We agree with the IAS Court that the action should be prosecuted as a class action, with a main class consisting of all persons who subscribed to the Plan (before January 1, 1996 for reasons not in issue on appeal) and a subclass consisting of those subscribers whose coverage was terminated for nonpayment of premiums. In question is defendants’ general practice of terminating policies for nonpayment of premiums without notice, not whether certain subscribers did or did not pay their premiums before their policies were canceled. This general practice, and the question of whether it violates the insurance policy, affects all policy holders, who number many thousands, and any questions relating to individual reliance, causation and damages are, given the essentially declaratory nature of the relief sought, relatively insignificant, if not entirely irrelevant to the question of class certification (see, Pruitt v Rockefeller Ctr. Props., 167 AD2d 14, 22). Considering that there are many subscribers who have no financial stake in the outcome but do have an interest in resolving whether defendants are required to provide notice of termination 30 days in advance, a class action is clearly superior to any other method of litigation.

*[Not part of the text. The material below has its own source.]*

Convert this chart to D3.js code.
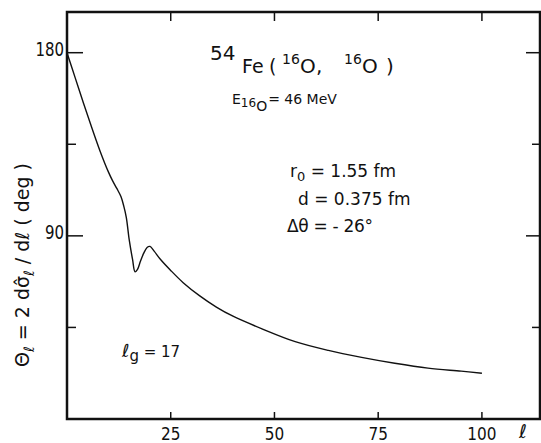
<!DOCTYPE html>
<html>
<head>
<meta charset="utf-8">
<script src="https://d3js.org/d3.v7.min.js"></script>
<style>
  body { margin: 0; background: white; }
  text { font-family: "DejaVu Sans", sans-serif; fill: #111; }
</style>
</head>
<body>
<script>
// deflection function theta_l vs l
var ell   = [0, 2, 4, 6, 8, 10, 11, 12, 13, 13.7, 14.3, 15, 15.8, 16.4, 17, 17.7, 18.5, 19.3, 20, 21, 22.5, 25, 28, 32, 36, 40, 47, 55, 63, 71, 79, 87, 95, 100];
var theta = [180, 167.5, 155, 143, 131.5, 121.3, 117, 113.3, 109.3, 104.5, 99, 88, 78.4, 72.3, 73.5, 77.5, 81.5, 84.3, 84.8, 82.5, 78.5, 73, 67, 60.5, 55, 50.5, 44.3, 38, 33.7, 30.3, 27.4, 25, 23.5, 22.5];
var xTicks = [25, 50, 75, 100];
var yTicks = [45, 90, 135, 180];
var yLabels = [90, 180];

var width = 541, height = 443;
var m = {left: 67, right: 540, top: 12, bottom: 419};

var svg = d3.select("body").append("svg")
    .attr("width", width).attr("height", height);

var x = d3.scaleLinear().domain([0, 114]).range([m.left, m.right]);
var y = d3.scaleLinear().domain([0, 200]).range([m.bottom, m.top]);

// frame
svg.append("rect")
    .attr("x", m.left).attr("y", m.top)
    .attr("width", m.right - m.left).attr("height", m.bottom - m.top)
    .attr("fill", "none").attr("stroke", "#111").attr("stroke-width", 2.5);

// ticks on all four sides
xTicks.forEach(function(t) {
  svg.append("line").attr("x1", x(t)).attr("x2", x(t))
     .attr("y1", m.bottom).attr("y2", m.bottom - 7)
     .attr("stroke", "#111").attr("stroke-width", 1.5);
  svg.append("line").attr("x1", x(t)).attr("x2", x(t))
     .attr("y1", m.top).attr("y2", m.top + 9)
     .attr("stroke", "#111").attr("stroke-width", 1.5);
});
yTicks.forEach(function(t) {
  var big = (t % 90 == 0);
  svg.append("line").attr("x1", m.left).attr("x2", m.left + (big ? 16 : 9))
     .attr("y1", y(t)).attr("y2", y(t))
     .attr("stroke", "#111").attr("stroke-width", 1.5);
  svg.append("line").attr("x1", m.right).attr("x2", m.right - (big ? 14 : 8))
     .attr("y1", y(t)).attr("y2", y(t))
     .attr("stroke", "#111").attr("stroke-width", 1.5);
});

svg.selectAll(".xl").data(xTicks).enter().append("text")
    .attr("transform", function(d) { return "translate(" + x(d) + ",440) scale(0.85,1)"; })
    .attr("text-anchor", "middle").style("font-size", "18px")
    .text(function(d) { return d; });
svg.append("text").attr("x", 523).attr("y", 438)
    .attr("text-anchor", "middle").style("font-size", "19px").style("font-style", "italic")
    .text("ℓ");

svg.selectAll(".yl").data(yLabels).enter().append("text")
    .attr("transform", function(d) { return "translate(" + (m.left - 3) + "," + (y(d) + 3) + ") scale(0.75,1)"; })
    .attr("text-anchor", "end").style("font-size", "20px")
    .text(function(d) { return d; });

// curve
var line = d3.line()
    .x(function(d, i) { return x(ell[i]); })
    .y(function(d) { return y(d); })
    .curve(d3.curveCatmullRom.alpha(0.5));
svg.append("path").datum(theta)
    .attr("d", line)
    .attr("fill", "none").attr("stroke", "#111").attr("stroke-width", 1.4);

// y axis title
var yt = svg.append("text")
    .attr("transform", "translate(29,265) rotate(-90)")
    .attr("text-anchor", "middle").style("font-size", "19px");
yt.append("tspan").text("Θ");
yt.append("tspan").attr("dy", 5).style("font-size", "14px").text("ℓ");
yt.append("tspan").attr("dy", -5).text(" = 2 dσ̂");
yt.append("tspan").attr("dy", 5).style("font-size", "14px").text("ℓ");
yt.append("tspan").attr("dy", -5).text(" / dℓ  ( deg )");

// reaction title, pieces placed like the hand lettering
var title = svg.append("text");
title.append("tspan").attr("x", 210).attr("y", 60).style("font-size", "20px").text("54");
title.append("tspan").attr("x", 242).attr("y", 73).style("font-size", "19px").text("Fe");
title.append("tspan").attr("x", 269).attr("y", 73).style("font-size", "19px").text("(");
title.append("tspan").attr("x", 282).attr("y", 64).style("font-size", "14px").text("16");
title.append("tspan").attr("x", 300).attr("y", 73).style("font-size", "20px").text("O");
title.append("tspan").attr("x", 316).attr("y", 73).style("font-size", "20px").text(",");
title.append("tspan").attr("x", 344).attr("y", 64).style("font-size", "14px").text("16");
title.append("tspan").attr("x", 362).attr("y", 73).style("font-size", "20px").text("O");
title.append("tspan").attr("x", 386).attr("y", 73).style("font-size", "20px").text(")");

var en = svg.append("text").attr("x", 232).attr("y", 104).style("font-size", "14px");
en.append("tspan").text("E");
en.append("tspan").attr("dy", 3).style("font-size", "12px").text("16");
en.append("tspan").attr("dy", 4).style("font-size", "14px").text("O");
en.append("tspan").attr("dy", -7).attr("dx", 1).text("= 46 MeV");

var r0 = svg.append("text").attr("x", 290).attr("y", 177).style("font-size", "17px");
r0.append("tspan").text("r");
r0.append("tspan").attr("dy", 4).style("font-size", "13px").text("0");
r0.append("tspan").attr("dy", -4).text(" = 1.55 fm");

svg.append("text").attr("x", 298).attr("y", 205).style("font-size", "17px").text("d = 0.375 fm");
svg.append("text").attr("x", 287).attr("y", 232).style("font-size", "17px")
    .attr("textLength", 86).text("Δθ = - 26°");

var lg = svg.append("text").attr("x", 122).attr("y", 357).style("font-size", "18px");
lg.append("tspan").style("font-style", "italic").text("ℓ");
lg.append("tspan").attr("dy", 4).style("font-size", "15px").text("g");
lg.append("tspan").attr("dy", -4).style("font-size", "15px").text(" = 17");
</script>
</body>
</html>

On the merits, the IAS Court correctly held that defendants’ practice of terminating policies without providing 30 days prior notice is in violation of the plain terms of the policy, and that *27it does not avail defendants that such terms were the result of a typographical error. We also agree with the IAS Court that defendants may have engaged in deceptive practices that would cause subscribers to believe that they still had health insurance when coverage had already been canceled.
As to the claims predicated on misrepresentation, waiver and estoppel, Supreme Court concluded that questions of fact remain with respect to these issues. While we do not dispute plaintiffs’ right to assert these theories, we note that they are subsumed under the breach of contract cause of action (Calamari and Perillo, Contracts § 104-105, at 178-179) and neither state an independent basis for recovery (Clark-Fitzpatrick, Inc. v Long Is. R. R. Co., 70 NY2d 382, 389; North Shore Bottling Co. v Schmidt & Sons, 22 NY2d 171, 179) nor seek compensation distinct from that sought under the claim for breach of contract (Rockefeller Univ. v Tishman Constr. Corp., 240 AD2d 341, 342, lv denied 91 NY2d 803). Concur — Sullivan, P. J., Wallach, Rubin, Saxe and Friedman, JJ.